--- DATA LINES ---
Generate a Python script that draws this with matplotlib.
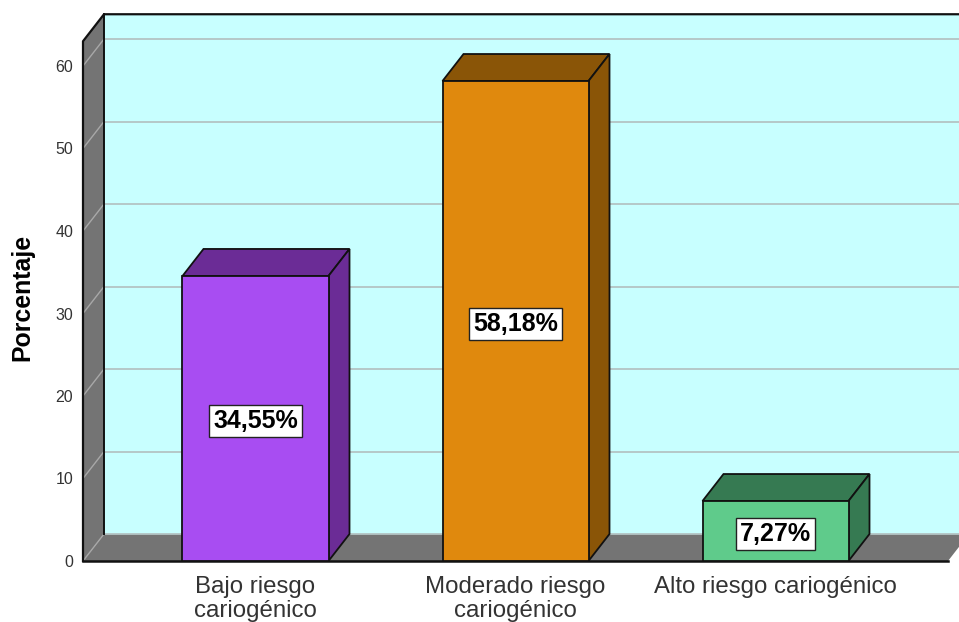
import matplotlib
matplotlib.use("Agg")
import matplotlib.pyplot as plt
from matplotlib.patches import Polygon

plt.rcParams["font.family"] = ["Liberation Sans", "DejaVu Sans"]

# Data
categories = ["Bajo riesgo\ncariogénico", "Moderado riesgo\ncariogénico", "Alto riesgo cariogénico"]
values = [34.55, 58.18, 7.27]
value_labels = ["34,55%", "58,18%", "7,27%"]
yticks = [0, 10, 20, 30, 40, 50, 60]

# Colours per bar
front_colors = ["#A84DF2", "#E0890D", "#5FCB8B"]
shade_colors = ["#6B2C96", "#8A5507", "#367A52"]

# 3D look: depth of the fake box, in data units
DEPTH_X = 21 / 260
DEPTH_Y = 27 / 8.25
BAR_WIDTH = 146 / 260
Y_TOP = 63
X_LEFT = (83 - 255.5) / 260
X_RIGHT = (959 - 255.5) / 260
X_FLOOR_END = (948 - 255.5) / 260

WALL = "#C8FFFF"
GRAY = "#747474"
GRID = "#B4C4C4"


def main() -> None:
    fig = plt.figure(figsize=(9.59, 6.22), dpi=100)
    ax = fig.add_axes([83 / 959, 61 / 622, (959 - 83) / 959, 561 / 622])
    ax.set_xlim(X_LEFT, X_RIGHT)
    ax.set_ylim(0, 68)
    ax.patch.set_visible(False)
    for spine in ax.spines.values():
        spine.set_visible(False)

    def poly(points, face, edge="none", lw=0.0, z=1):
        ax.add_patch(Polygon(points, closed=True, facecolor=face, edgecolor=edge,
                             linewidth=lw, zorder=z, clip_on=False, joinstyle="miter"))

    back_x = X_LEFT + DEPTH_X
    back_r = X_RIGHT + 0.2

    # Back wall, side wall and floor
    poly([(back_x, DEPTH_Y), (back_r, DEPTH_Y), (back_r, Y_TOP + DEPTH_Y), (back_x, Y_TOP + DEPTH_Y)], WALL, z=1)
    poly([(X_LEFT, 0), (back_x, DEPTH_Y), (back_x, Y_TOP + DEPTH_Y), (X_LEFT, Y_TOP)], GRAY, z=1)
    poly([(X_LEFT, 0), (X_FLOOR_END, 0), (X_FLOOR_END + DEPTH_X, DEPTH_Y), (back_x, DEPTH_Y)], GRAY, z=1)

    # Gridlines on back and side walls
    for t in yticks:
        ax.plot([back_x, X_RIGHT], [t + DEPTH_Y, t + DEPTH_Y], color=GRID, lw=1.3, zorder=2)
        ax.plot([X_LEFT, back_x], [t, t + DEPTH_Y], color="#A8A8A8", lw=1.0, zorder=2)

    # Frame
    ax.plot([X_LEFT, X_LEFT, back_x, X_RIGHT], [0, Y_TOP, Y_TOP + DEPTH_Y, Y_TOP + DEPTH_Y],
            color="#111111", lw=1.6, zorder=3, clip_on=False)
    ax.plot([back_x, back_x], [DEPTH_Y, Y_TOP + DEPTH_Y], color="#111111", lw=1.4, zorder=3)
    ax.plot([X_LEFT, X_FLOOR_END], [0, 0], color="#111111", lw=1.8, zorder=3, clip_on=False)

    # Bars
    xs = list(range(len(values)))
    ax.bar(xs, values, width=BAR_WIDTH, color=front_colors, edgecolor="#111111", linewidth=1.3, zorder=5)
    for x, v, shade in zip(xs, values, shade_colors):
        left = x - BAR_WIDTH / 2
        right = x + BAR_WIDTH / 2
        poly([(left, v), (right, v), (right + DEPTH_X, v + DEPTH_Y), (left + DEPTH_X, v + DEPTH_Y)],
             shade, "#111111", 1.3, 4)
        poly([(right, 0), (right + DEPTH_X, DEPTH_Y), (right + DEPTH_X, v + DEPTH_Y), (right, v)],
             shade, "#111111", 1.3, 4)

    # Value labels in the middle of each bar
    for x, v, label in zip(xs, values, value_labels):
        ax.text(x, v / 2, label, ha="center", va="center_baseline", fontsize=18, fontweight="bold",
                color="black", zorder=6,
                bbox=dict(boxstyle="square,pad=0.16", facecolor="white", edgecolor="#222222", linewidth=1.0))

    ax.set_yticks(yticks)
    ax.tick_params(axis="y", length=0, pad=7, labelsize=11.5, labelcolor="#333333")
    ax.set_xticks(xs)
    ax.set_xticklabels(categories, linespacing=1.12)
    ax.tick_params(axis="x", length=0, pad=10.5, labelsize=17.3, labelcolor="#333333")

    fig.text(22 / 959, 1 - 297 / 622, "Porcentaje", rotation=90, ha="center", va="center",
             fontsize=17.9, fontweight="bold", color="black")

    fig.savefig("out.png", dpi=100, facecolor="white")


if __name__ == "__main__":
    main()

--- WRITTEN PROBLEM ---
Using the data above, print every line exactly, omitting pictures.

--- EXERCISE ANSWER ---
Generate a Python script that draws this with matplotlib.
import matplotlib
matplotlib.use("Agg")
import matplotlib.pyplot as plt
from matplotlib.patches import Polygon

plt.rcParams["font.family"] = ["Liberation Sans", "DejaVu Sans"]

# Data
categories = ["Bajo riesgo\ncariogénico", "Moderado riesgo\ncariogénico", "Alto riesgo cariogénico"]
values = [34.55, 58.18, 7.27]
value_labels = ["34,55%", "58,18%", "7,27%"]
yticks = [0, 10, 20, 30, 40, 50, 60]

# Colours per bar
front_colors = ["#A84DF2", "#E0890D", "#5FCB8B"]
shade_colors = ["#6B2C96", "#8A5507", "#367A52"]

# 3D look: depth of the fake box, in data units
DEPTH_X = 21 / 260
DEPTH_Y = 27 / 8.25
BAR_WIDTH = 146 / 260
Y_TOP = 63
X_LEFT = (83 - 255.5) / 260
X_RIGHT = (959 - 255.5) / 260
X_FLOOR_END = (948 - 255.5) / 260

WALL = "#C8FFFF"
GRAY = "#747474"
GRID = "#B4C4C4"


def main() -> None:
    fig = plt.figure(figsize=(9.59, 6.22), dpi=100)
    ax = fig.add_axes([83 / 959, 61 / 622, (959 - 83) / 959, 561 / 622])
    ax.set_xlim(X_LEFT, X_RIGHT)
    ax.set_ylim(0, 68)
    ax.patch.set_visible(False)
    for spine in ax.spines.values():
        spine.set_visible(False)

    def poly(points, face, edge="none", lw=0.0, z=1):
        ax.add_patch(Polygon(points, closed=True, facecolor=face, edgecolor=edge,
                             linewidth=lw, zorder=z, clip_on=False, joinstyle="miter"))

    back_x = X_LEFT + DEPTH_X
    back_r = X_RIGHT + 0.2

    # Back wall, side wall and floor
    poly([(back_x, DEPTH_Y), (back_r, DEPTH_Y), (back_r, Y_TOP + DEPTH_Y), (back_x, Y_TOP + DEPTH_Y)], WALL, z=1)
    poly([(X_LEFT, 0), (back_x, DEPTH_Y), (back_x, Y_TOP + DEPTH_Y), (X_LEFT, Y_TOP)], GRAY, z=1)
    poly([(X_LEFT, 0), (X_FLOOR_END, 0), (X_FLOOR_END + DEPTH_X, DEPTH_Y), (back_x, DEPTH_Y)], GRAY, z=1)

    # Gridlines on back and side walls
    for t in yticks:
        ax.plot([back_x, X_RIGHT], [t + DEPTH_Y, t + DEPTH_Y], color=GRID, lw=1.3, zorder=2)
        ax.plot([X_LEFT, back_x], [t, t + DEPTH_Y], color="#A8A8A8", lw=1.0, zorder=2)

    # Frame
    ax.plot([X_LEFT, X_LEFT, back_x, X_RIGHT], [0, Y_TOP, Y_TOP + DEPTH_Y, Y_TOP + DEPTH_Y],
            color="#111111", lw=1.6, zorder=3, clip_on=False)
    ax.plot([back_x, back_x], [DEPTH_Y, Y_TOP + DEPTH_Y], color="#111111", lw=1.4, zorder=3)
    ax.plot([X_LEFT, X_FLOOR_END], [0, 0], color="#111111", lw=1.8, zorder=3, clip_on=False)

    # Bars
    xs = list(range(len(values)))
    ax.bar(xs, values, width=BAR_WIDTH, color=front_colors, edgecolor="#111111", linewidth=1.3, zorder=5)
    for x, v, shade in zip(xs, values, shade_colors):
        left = x - BAR_WIDTH / 2
        right = x + BAR_WIDTH / 2
        poly([(left, v), (right, v), (right + DEPTH_X, v + DEPTH_Y), (left + DEPTH_X, v + DEPTH_Y)],
             shade, "#111111", 1.3, 4)
        poly([(right, 0), (right + DEPTH_X, DEPTH_Y), (right + DEPTH_X, v + DEPTH_Y), (right, v)],
             shade, "#111111", 1.3, 4)

    # Value labels in the middle of each bar
    for x, v, label in zip(xs, values, value_labels):
        ax.text(x, v / 2, label, ha="center", va="center_baseline", fontsize=18, fontweight="bold",
                color="black", zorder=6,
                bbox=dict(boxstyle="square,pad=0.16", facecolor="white", edgecolor="#222222", linewidth=1.0))

    ax.set_yticks(yticks)
    ax.tick_params(axis="y", length=0, pad=7, labelsize=11.5, labelcolor="#333333")
    ax.set_xticks(xs)
    ax.set_xticklabels(categories, linespacing=1.12)
    ax.tick_params(axis="x", length=0, pad=10.5, labelsize=17.3, labelcolor="#333333")

    fig.text(22 / 959, 1 - 297 / 622, "Porcentaje", rotation=90, ha="center", va="center",
             fontsize=17.9, fontweight="bold", color="black")

    fig.savefig("out.png", dpi=100, facecolor="white")


if __name__ == "__main__":
    main()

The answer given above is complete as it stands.